Room Acoustics with NRC
In general, in most large rooms, many people are talking at one time. Their voices mix together into the reverberation of the large room to create a hubbub, a din of noise called the background noise floor. In order to be understood, any single speaker’s voice must reach the intended listeners, located 3 to 6 feet away, with a sound level that is about 10 dB louder than the background noise floor. To achieve this effect, the room needs a total of at least 400 square feet of 100% absorbing material in the room per talking person.

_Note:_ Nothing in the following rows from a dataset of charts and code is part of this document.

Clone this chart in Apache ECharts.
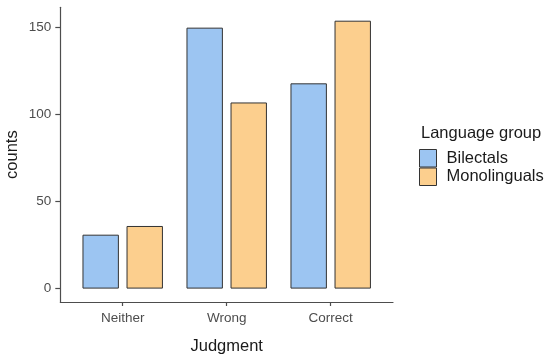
<!DOCTYPE html>
<html><head><meta charset="utf-8">
<script src="https://cdn.jsdelivr.net/npm/echarts@6/dist/echarts.min.js"></script>
<style>html,body{margin:0;padding:0;background:#fff}#c{width:550px;height:360px}</style>
</head><body><div id="c"></div>
<script>
const categories = ['Neither', 'Wrong', 'Correct'];
const bilectals = [31, 150, 118];
const monolinguals = [36, 107, 154];
const yTicks = [0, 50, 100, 150];
const seriesNames = ['Bilectals', 'Monolinguals'];
const legendTitle = 'Language group';
const xTitle = 'Judgment';
const yTitle = 'counts';

const FONT = '"Liberation Sans", Arial, sans-serif';
const AX = '#4d4d4d';
const yMin = -7.7, yMax = 161.7;
const gTop = 7.3, gHeight = 294.7;

const chart = echarts.init(document.getElementById('c'));
chart.setOption({
  animation: false,
  textStyle: {fontFamily: FONT},
  title: {text: legendTitle, left: 421, top: 125, padding: 0,
    textStyle: {fontFamily: FONT, fontSize: 16.5, fontWeight: 'normal', color: '#1a1a1a'}},
  legend: {orient: 'vertical', left: 419, top: 149, itemGap: 0, itemWidth: 17, itemHeight: 17.5,
    padding: 0, icon: 'rect', data: seriesNames,
    itemStyle: {borderWidth: 1, borderColor: '#333333'},
    textStyle: {fontFamily: FONT, fontSize: 16.5, color: '#1a1a1a', padding: [0, 0, 0, 5]}},
  grid: [
    {left: 60.3, top: gTop, width: 332.7, height: gHeight, containLabel: false, outerBoundsMode: 'none'},
    {left: 70.7, top: gTop, width: 312, height: gHeight, containLabel: false, outerBoundsMode: 'none'}
  ],
  xAxis: [
    {gridIndex: 0, type: 'value', min: 0, max: 1,
      axisLine: {show: true, onZero: false, lineStyle: {color: AX, width: 1.2}},
      axisTick: {show: false}, axisLabel: {show: false}, splitLine: {show: false}},
    {gridIndex: 1, type: 'category', data: categories, axisLine: {show: false, onZero: false},
      axisTick: {show: true, alignWithLabel: true, length: 4, lineStyle: {color: AX, width: 1.2}},
      axisLabel: {color: AX, fontSize: 13.5, fontFamily: FONT, margin: 9},
      name: xTitle, nameLocation: 'middle', nameGap: 36, nameMoveOverlap: false,
      nameTextStyle: {fontSize: 16.5, color: '#1a1a1a', fontFamily: FONT}}
  ],
  yAxis: [
    {gridIndex: 0, type: 'value', min: yMin, max: yMax,
      axisLine: {show: true, onZero: false, lineStyle: {color: AX, width: 1.2}},
      axisTick: {show: true, length: 5, customValues: yTicks, lineStyle: {color: AX, width: 1.2}},
      axisLabel: {color: AX, fontSize: 13.5, fontFamily: FONT, margin: 9, customValues: yTicks},
      splitLine: {show: false},
      name: yTitle, nameLocation: 'middle', nameRotate: 90, nameGap: 39, nameMoveOverlap: false,
      nameTextStyle: {fontSize: 16.5, color: '#1a1a1a', fontFamily: FONT}},
    {gridIndex: 1, type: 'value', min: yMin, max: yMax, show: false, splitLine: {show: false}}
  ],
  series: [
    {name: seriesNames[0], type: 'bar', xAxisIndex: 1, yAxisIndex: 1, data: bilectals,
      barWidth: '35%', barGap: '21%',
      itemStyle: {color: '#9cc5f2', borderColor: '#333333', borderWidth: 1}},
    {name: seriesNames[1], type: 'bar', xAxisIndex: 1, yAxisIndex: 1, data: monolinguals,
      barWidth: '35%', barGap: '21%',
      itemStyle: {color: '#fccf8e', borderColor: '#333333', borderWidth: 1}}
  ]
});
</script></body></html>
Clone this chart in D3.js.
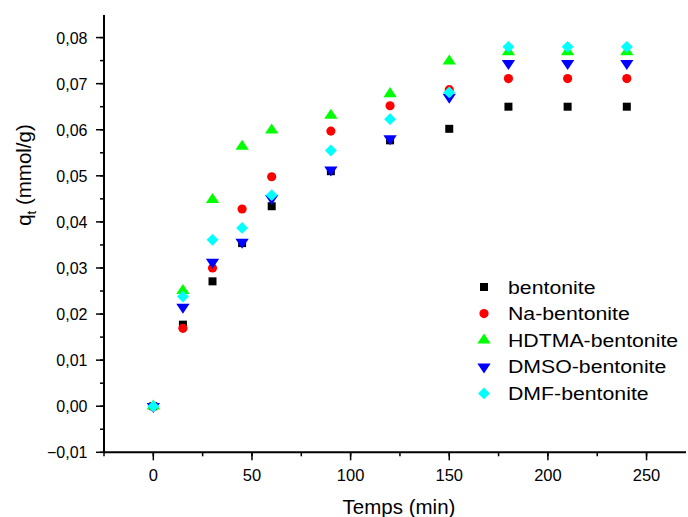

For example: The result of 100 people in a large room might be an equivalent of 15 people talking continuously in the room at normal voice levels. About 6000 Sabines (square feet of NRC 1.0) or equivalent is needed in the room.

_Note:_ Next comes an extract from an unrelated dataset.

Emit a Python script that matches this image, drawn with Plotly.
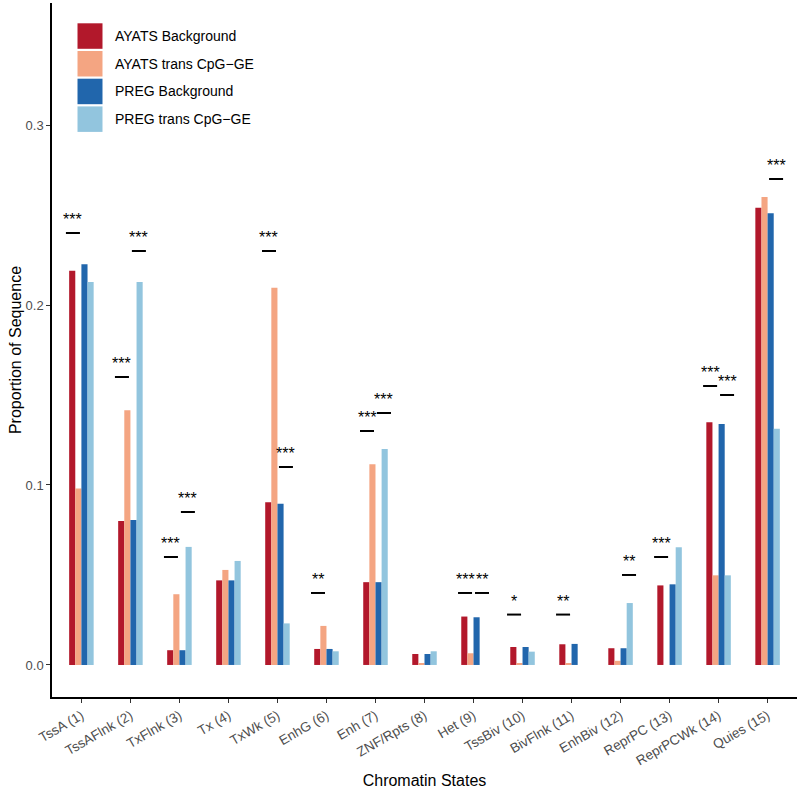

A large room might have a floor 80 by 80 feet and a ceiling of 40 feet. The floor and ceiling space is about 6400 square feet each and the walls are 12,800 sqft. The total surface is 25,000 sqft and the typical NRC for shiny surfaces is about 5%. The room provides 1250 Sabines. The floor might be carpeted, with an NRC of 30%, providing 2000 Sabines. There might be 150 people in the room, each providing about 4 Sabines each for a total of 600 Sabines. There might be 300 soft chairs in the room, of which 200 are unoccupied, providing 3 Sabines each, for an additional 600 Sabines. Totaling all, we might have an acoustic compliment of about 4500 Sabines due to furnishings.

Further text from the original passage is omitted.